*What you should do*
Extract each line of the material that follows exactly and omit its pictures.

*Data shown*
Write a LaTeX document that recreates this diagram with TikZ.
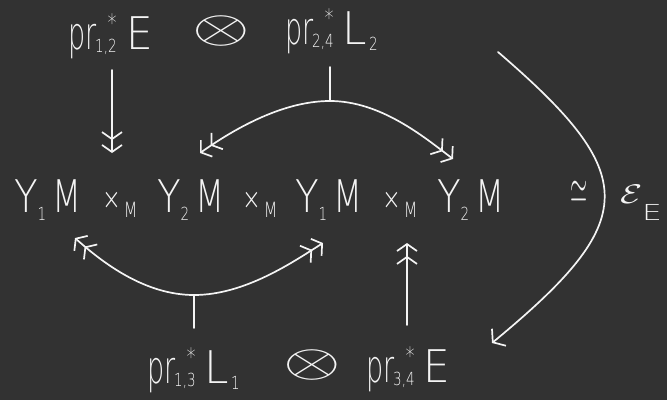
\documentclass[tikz,border=0pt]{standalone}
\usepackage{fontspec}
\usepackage{graphicx}
\usetikzlibrary{arrows.meta}
\newfontfamily\hw{DejaVuSans-ExtraLight.ttf}[FakeStretch=0.75]
\definecolor{bg}{HTML}{323232}
\definecolor{ink}{HTML}{F4F4F4}
\newcommand{\hwB}{\hw\fontsize{45}{45}\selectfont}
\newcommand{\hwS}{\hw\fontsize{18}{18}\selectfont}
\newcommand{\hwT}{\hw\fontsize{24}{24}\selectfont}
% pr with star over subscript
\newcommand{\prs}[1]{\scalebox{0.8}[1]{pr}\kern-1pt\raisebox{-3pt}{\hwS #1}\llap{\raisebox{18pt}{\hwT *}}}
\newcommand{\lsub}[1]{\kern2pt\raisebox{-6pt}{\hwS #1}}
\newcommand{\wE}{\scalebox{1.25}[1]{E}}
\newcommand{\wL}{\scalebox{1.3}[1]{L}}
% factor Y_i M
\newcommand{\fac}[1]{\scalebox{1.15}[1]{Y}\kern0pt\raisebox{-8pt}{\hwS #1}\kern6pt M}
% x_M
\newcommand{\xm}{\raisebox{3pt}{\hw\fontsize{30}{30}\selectfont\symbol{"00D7}}\kern3pt\raisebox{-5pt}{\hw\fontsize{21}{21}\selectfont M}}
\begin{document}
\begin{tikzpicture}[x=1pt,y=-1pt,
  every node/.style={text=ink, inner sep=0pt, outer sep=0pt},
  lbl/.style={font=\hwB, anchor=base west},
  line/.style={draw=ink, line width=1.7pt, line cap=round},
  dtip/.style={-{Straight Barb[length=7pt,width=20pt,sep=4pt] Straight Barb[length=7pt,width=20pt]}},
  stip/.style={-{Straight Barb[length=8pt,width=22pt]}}]
\fill[bg] (0,0) rectangle (667,400);
\useasboundingbox (0,0) rectangle (667,400);

% top labels
\node[lbl] (tl) at (68,49) {\prs{1,2}\kern10pt \wE};
\node (ot) at (221,31) {\scalebox{7.4}[4.6]{$\otimes$}};
\node[lbl] (tr) at (285,44) {\prs{2,4}\kern9pt \wL\lsub{2}};

% main row
\node[lbl] (f1) at (14,212) {\fac{1}};
\node[lbl] (x1) at (102,212) {\xm};
\node[lbl] (f2) at (157,212) {\fac{2}};
\node[lbl] (x2) at (242,212) {\xm};
\node[lbl] (f3) at (295,212) {\fac{1}};
\node[lbl] (x3) at (382,212) {\xm};
\node[lbl] (f4) at (437,212) {\fac{2}};

% iso and epsilon
\node (iso) at (579,192) {\scalebox{2.2}[4.6]{$\simeq$}};
\node[anchor=base west] (eps) at (620,203) {\scalebox{3.6}[2.7]{$\mathcal{E}$}\raisebox{-17pt}{\hw\fontsize{22}{22}\selectfont\scalebox{1.9}[1]{E}}};

% bottom labels
\node[lbl] (bl) at (147,383) {\prs{1,3}\kern9pt \wL\lsub{1}};
\node (bo) at (312,365) {\scalebox{7.4}[4.6]{$\otimes$}};
\node[lbl] (br) at (366,382) {\prs{3,4}\kern9pt \wE};

% coordinates
\coordinate (d1a) at (112,70);
\coordinate (d1b) at (112,153);
\coordinate (tv) at (330,67);
\coordinate (ta) at (330,101);
\coordinate (tL) at (200,153);
\coordinate (tR) at (453,159);
\coordinate (bv) at (194,328);
\coordinate (bb) at (194,295);
\coordinate (bL) at (75,238);
\coordinate (bR) at (323,243);
\coordinate (u1a) at (407,325);
\coordinate (u1b) at (407,243);
\coordinate (rs) at (498,52);
\coordinate (re) at (492,343);

% connectors
\draw[line, dtip] (d1a) -- (d1b);
\draw[line] (tv) -- (ta);
\draw[line, dtip] (ta) .. controls (280,101) and (230,132) .. (tL);
\draw[line, dtip] (ta) .. controls (380,101) and (423,136) .. (tR);
\draw[line] (bv) -- (bb);
\draw[line, dtip] (bb) .. controls (145,295) and (103,263) .. (bL);
\draw[line, dtip] (bb) .. controls (245,295) and (293,262) .. (bR);
\draw[line, dtip] (u1a) -- (u1b);
\draw[line, stip] (rs) .. controls (641,175) and (641,220) .. (re);
\end{tikzpicture}
\end{document}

*Written response*
Write a LaTeX document that recreates this diagram with TikZ.
\documentclass[tikz,border=0pt]{standalone}
\usepackage{fontspec}
\usepackage{graphicx}
\usetikzlibrary{arrows.meta}
\newfontfamily\hw{DejaVuSans-ExtraLight.ttf}[FakeStretch=0.75]
\definecolor{bg}{HTML}{323232}
\definecolor{ink}{HTML}{F4F4F4}
\newcommand{\hwB}{\hw\fontsize{45}{45}\selectfont}
\newcommand{\hwS}{\hw\fontsize{18}{18}\selectfont}
\newcommand{\hwT}{\hw\fontsize{24}{24}\selectfont}
% pr with star over subscript
\newcommand{\prs}[1]{\scalebox{0.8}[1]{pr}\kern-1pt\raisebox{-3pt}{\hwS #1}\llap{\raisebox{18pt}{\hwT *}}}
\newcommand{\lsub}[1]{\kern2pt\raisebox{-6pt}{\hwS #1}}
\newcommand{\wE}{\scalebox{1.25}[1]{E}}
\newcommand{\wL}{\scalebox{1.3}[1]{L}}
% factor Y_i M
\newcommand{\fac}[1]{\scalebox{1.15}[1]{Y}\kern0pt\raisebox{-8pt}{\hwS #1}\kern6pt M}
% x_M
\newcommand{\xm}{\raisebox{3pt}{\hw\fontsize{30}{30}\selectfont\symbol{"00D7}}\kern3pt\raisebox{-5pt}{\hw\fontsize{21}{21}\selectfont M}}
\begin{document}
\begin{tikzpicture}[x=1pt,y=-1pt,
  every node/.style={text=ink, inner sep=0pt, outer sep=0pt},
  lbl/.style={font=\hwB, anchor=base west},
  line/.style={draw=ink, line width=1.7pt, line cap=round},
  dtip/.style={-{Straight Barb[length=7pt,width=20pt,sep=4pt] Straight Barb[length=7pt,width=20pt]}},
  stip/.style={-{Straight Barb[length=8pt,width=22pt]}}]
\fill[bg] (0,0) rectangle (667,400);
\useasboundingbox (0,0) rectangle (667,400);

% top labels
\node[lbl] (tl) at (68,49) {\prs{1,2}\kern10pt \wE};
\node (ot) at (221,31) {\scalebox{7.4}[4.6]{$\otimes$}};
\node[lbl] (tr) at (285,44) {\prs{2,4}\kern9pt \wL\lsub{2}};

% main row
\node[lbl] (f1) at (14,212) {\fac{1}};
\node[lbl] (x1) at (102,212) {\xm};
\node[lbl] (f2) at (157,212) {\fac{2}};
\node[lbl] (x2) at (242,212) {\xm};
\node[lbl] (f3) at (295,212) {\fac{1}};
\node[lbl] (x3) at (382,212) {\xm};
\node[lbl] (f4) at (437,212) {\fac{2}};

% iso and epsilon
\node (iso) at (579,192) {\scalebox{2.2}[4.6]{$\simeq$}};
\node[anchor=base west] (eps) at (620,203) {\scalebox{3.6}[2.7]{$\mathcal{E}$}\raisebox{-17pt}{\hw\fontsize{22}{22}\selectfont\scalebox{1.9}[1]{E}}};

% bottom labels
\node[lbl] (bl) at (147,383) {\prs{1,3}\kern9pt \wL\lsub{1}};
\node (bo) at (312,365) {\scalebox{7.4}[4.6]{$\otimes$}};
\node[lbl] (br) at (366,382) {\prs{3,4}\kern9pt \wE};

% coordinates
\coordinate (d1a) at (112,70);
\coordinate (d1b) at (112,153);
\coordinate (tv) at (330,67);
\coordinate (ta) at (330,101);
\coordinate (tL) at (200,153);
\coordinate (tR) at (453,159);
\coordinate (bv) at (194,328);
\coordinate (bb) at (194,295);
\coordinate (bL) at (75,238);
\coordinate (bR) at (323,243);
\coordinate (u1a) at (407,325);
\coordinate (u1b) at (407,243);
\coordinate (rs) at (498,52);
\coordinate (re) at (492,343);

% connectors
\draw[line, dtip] (d1a) -- (d1b);
\draw[line] (tv) -- (ta);
\draw[line, dtip] (ta) .. controls (280,101) and (230,132) .. (tL);
\draw[line, dtip] (ta) .. controls (380,101) and (423,136) .. (tR);
\draw[line] (bv) -- (bb);
\draw[line, dtip] (bb) .. controls (145,295) and (103,263) .. (bL);
\draw[line, dtip] (bb) .. controls (245,295) and (293,262) .. (bR);
\draw[line, dtip] (u1a) -- (u1b);
\draw[line, stip] (rs) .. controls (641,175) and (641,220) .. (re);
\end{tikzpicture}
\end{document}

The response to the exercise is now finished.